Ventricular tachycardia ablation



Ventricular tachycardia ablation, also called VT ablation, uses cold or heat energy to create tiny scars in the heart. The scars block faulty signals that cause a rapid, erratic heartbeat.

VT ablation is a treatment for a type of irregular heartbeat called ventricular tachycardia. Ventricular tachycardia occurs when the heart's signals make the lower heart chambers beat too quickly. The lower heart chambers are called the ventricles. The goal of VT ablation is to restore a regular heart rhythm.

Why it's done

This type of cardiac ablation may be done if you have a type of fast, erratic heartbeat called ventricular tachycardia. If you have an implantable cardioverter-defibrillator (ICD), VT ablation may reduce the number of shocks you receive from the device.

VT ablation isn't recommended for all types of ventricular tachycardia. Your care team may suggest medicines and other procedures first.

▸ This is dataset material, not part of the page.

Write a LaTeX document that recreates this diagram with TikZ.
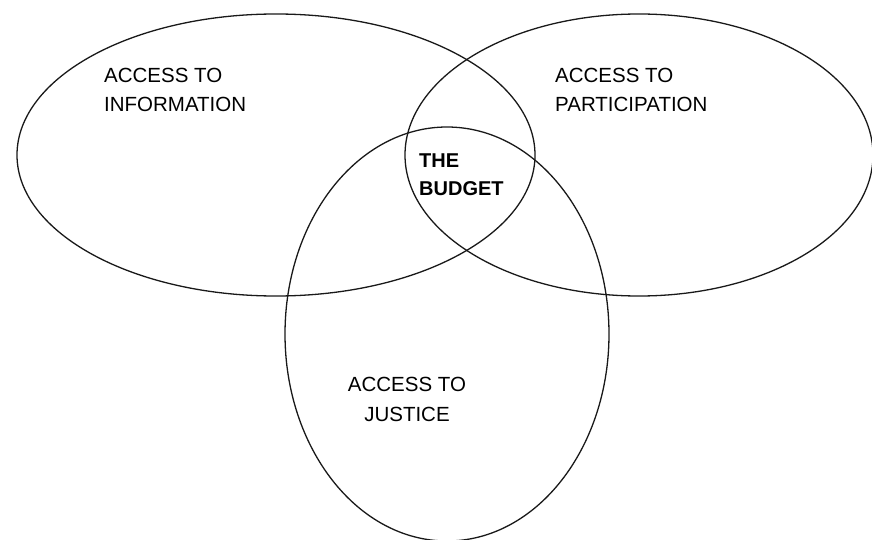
\documentclass[tikz,border=0pt]{standalone}
\usepackage{fontspec}
\setmainfont{Liberation Sans}
\begin{document}
\begin{tikzpicture}[x=1pt,y=-1pt]
\tikzset{
  ring/.style={draw=black!90, line width=1.3pt},
  lbl/.style={font=\fontsize{20.5}{28.5}\selectfont, inner sep=0pt, align=left, anchor=north west},
  lblc/.style={font=\fontsize{20.5}{30}\selectfont, inner sep=0pt, align=center, anchor=north},
}
\useasboundingbox (0,0) rectangle (872,540);
\begin{scope}
\clip (0,0) rectangle (872,540);
\draw[ring] (276,155) ellipse [x radius=259, y radius=141];
\draw[ring] (639,155) ellipse [x radius=234, y radius=141];
\draw[ring] (447,334) ellipse [x radius=162, y radius=207];
\end{scope}
\node[lbl] (info) at (104,68) {ACCESS TO\\INFORMATION};
\node[lbl] (part) at (555,68) {ACCESS TO\\PARTICIPATION};
\node[lbl, font=\bfseries\fontsize{20}{28}\selectfont] (budget) at (419,154) {THE\\BUDGET};
\node[lblc] (just) at (407,377) {ACCESS TO\\JUSTICE};
\end{tikzpicture}
\end{document}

Discuss your treatment options with a healthcare professional. Together you can talk about the pros and cons of VT ablation.

What you can expect

Heart during epicardial ablation
Epicardial ablation

Epicardial ablation

Heart during epicardial ablation

Epicardial ablation is a treatment for irregular heartbeats. During epicardial ablation, heat or cold energy is used to create tiny scars on the outside of the heart. The scars block faulty electrical signals that cause the heart to beat too fast. During the treatment, tubes called catheters are used. The tubes go through the skin on the chest and into the space around the heart, called the pericardial space.

Ventricular tachycardia ablation is done in the hospital. Before the procedure, you usually get a medicine called a sedative that helps you relax.

The amount of sedation needed for the procedure depends on the specific type of irregular heartbeat and your overall health. You may be fully awake or lightly sedated. Some people get a combination of medicines, called general anesthesia, to put them in a sleep-like state.

The doctor inserts a long flexible tube called a catheter into a blood vessel, usually in the groin area. The catheter is gently guided to the heart.

Sensors on the tip of the catheter send electrical signals and record the heart's electricity. Your care team uses this information to determine the best place to apply the VT ablation treatment.

One of the following ablation techniques is used to create small scars in the heart and block irregular heart rhythms.

  • Heat, known as radiofrequency energy.
  • Extreme cold, known as cryoablation.

VT ablation may be done from inside or outside the heart. Sometimes, treatment is done at both locations.

  • Inside the heart. If the irregular heartbeat is coming from inside the heart, the doctor guides the catheter to this area. Heat or cold energy is applied to the target area. The energy damages the tissue and causes scarring. This helps block the electrical signals that cause ventricular tachycardia.
  • Outside the heart, also called epicardial ablation. If the irregular heartbeat starts in tissue outside the heart, the doctor places a needle through the skin on the chest and into the lining of the fluid-filled sack around the heart. A hollow tube called a sheath is then inserted. Flexible tubes called catheters go through the sheath to access the outside surface of the heart. Heat or cold energy can be used during epicardial ablation.

VT ablation takes about 3 to 6 hours. Afterward, you go to a recovery area where a care team closely watches you. You may stay overnight in the hospital.


Most people see improvements in their quality of life after VT ablation. You may feel less tired or experience fewer ICD shocks. However, sometimes the irregular heart rhythm returns. You may need a repeat procedure, or you and your care team might discuss other treatments.